Schon mit kleinen Gesten unterstützen

„Bei uns gibt es die Möglichkeit, die Kinder zu sehen, sie kennenzulernen – etwa per Videoanruf. Man kann Verbindungen aufbauen oder Patenschaften übernehmen“, sagt Arndt. Auch über das Airbnb auf dem Grundstück können Unterstützer aktiv werden. „Manche kommen einfach nur zum Urlaub machen, was auch völlig in Ordnung ist, andere helfen im Alltag freiwillig mit.“ Aktuell unterstützen zwei Volontärinnen das Projekt.

Wichtig ist Arndt, dass jeder Euro direkt ankommt. Spendeneinnahmen und ihr Instagram-Account werden von ihr selbst verwaltet. Einen eingetragenen Verein in Deutschland wollte sie bewusst nicht gründen – zu viel Bürokratie, zu wenig Wirkung vor Ort. ‚we.are.elimu‘ ist daher als lokale Initiative in Tansania registriert und trägt den Status einer Firma und Marke. Eine Kooperation mit einer Treuhandorganisation in Deutschland ist seit kurzem in Planung. Hinweis: Bei einer Online-Suche nach ‚we.are.elimu‘ findet man auch den Verein ‚Elimu‘. Auch der Verein hilft in Tansania, hat aber mit Initiative von Ute Arndt nichts zu tun.

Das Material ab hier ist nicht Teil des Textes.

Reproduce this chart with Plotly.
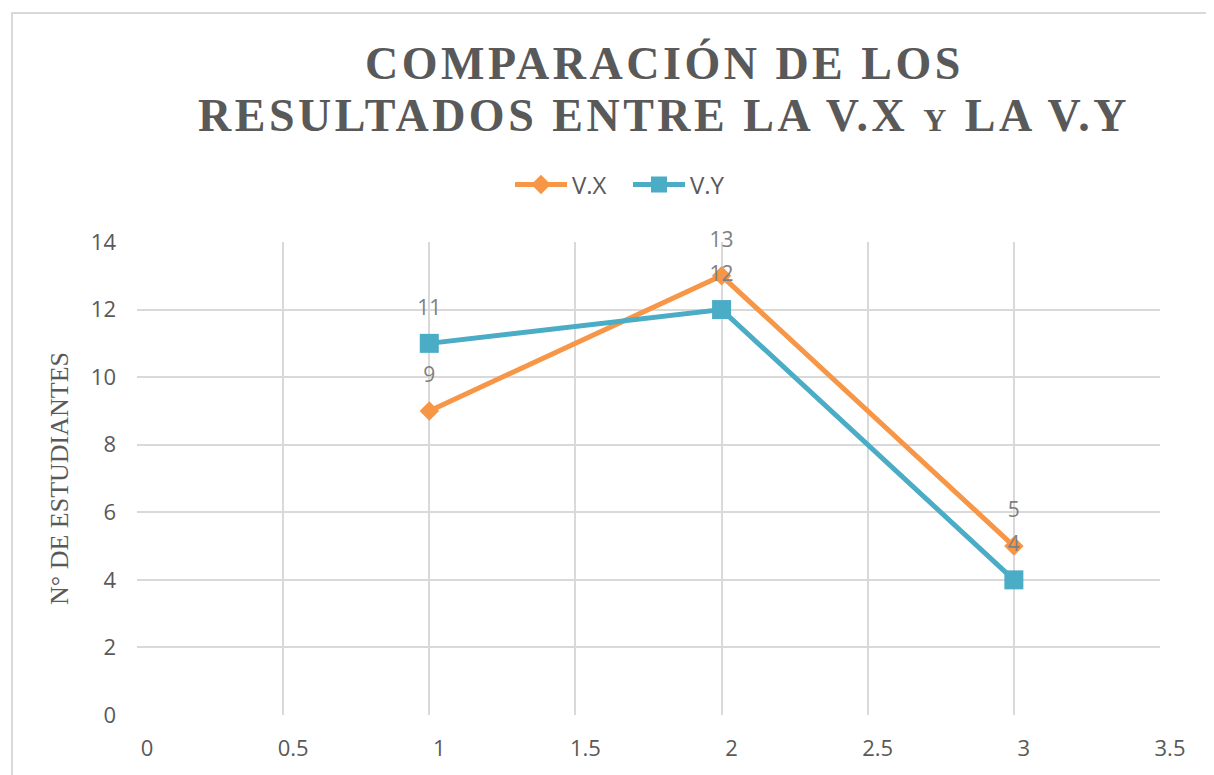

Auch Sachspenden sind willkommen – etwa Spielzeug oder Schulsachen. „Es braucht nicht immer Geld“, sagt Arndt. Sie wünsche sich, dass Menschen erkennen, dass schon kleine Gesten helfen können: „Wenn jemand nur ein bisschen gibt, reicht das, damit ein Kind einen Tag oder eine Woche nicht hungern muss.“ Am meisten freue sie sich, wenn Unterstützung persönlich und nahbar bleibe – „nicht mit dem Zeigefinger, sondern aus echtem Mitgefühl“.

So entstand der Welthungertag

Am 16. Oktober 1945 wurde die Ernährungs- und Landwirtschaftsorganisation (FAO) als Sonderorganisation der UNO (Vereinte Nationen) mit der Aufgabe gegründet, die weltweite Ernährung sicherzustellen. Aus diesem Grund wurde auch der Welthungertag/Welternährungstag an diesem Datum ins Leben gerufen, um möglichst viele Menschen zur aktuellen Ernährungssituation in der Welt zu informieren und gemeinsam gegen den Hunger vorzugehen.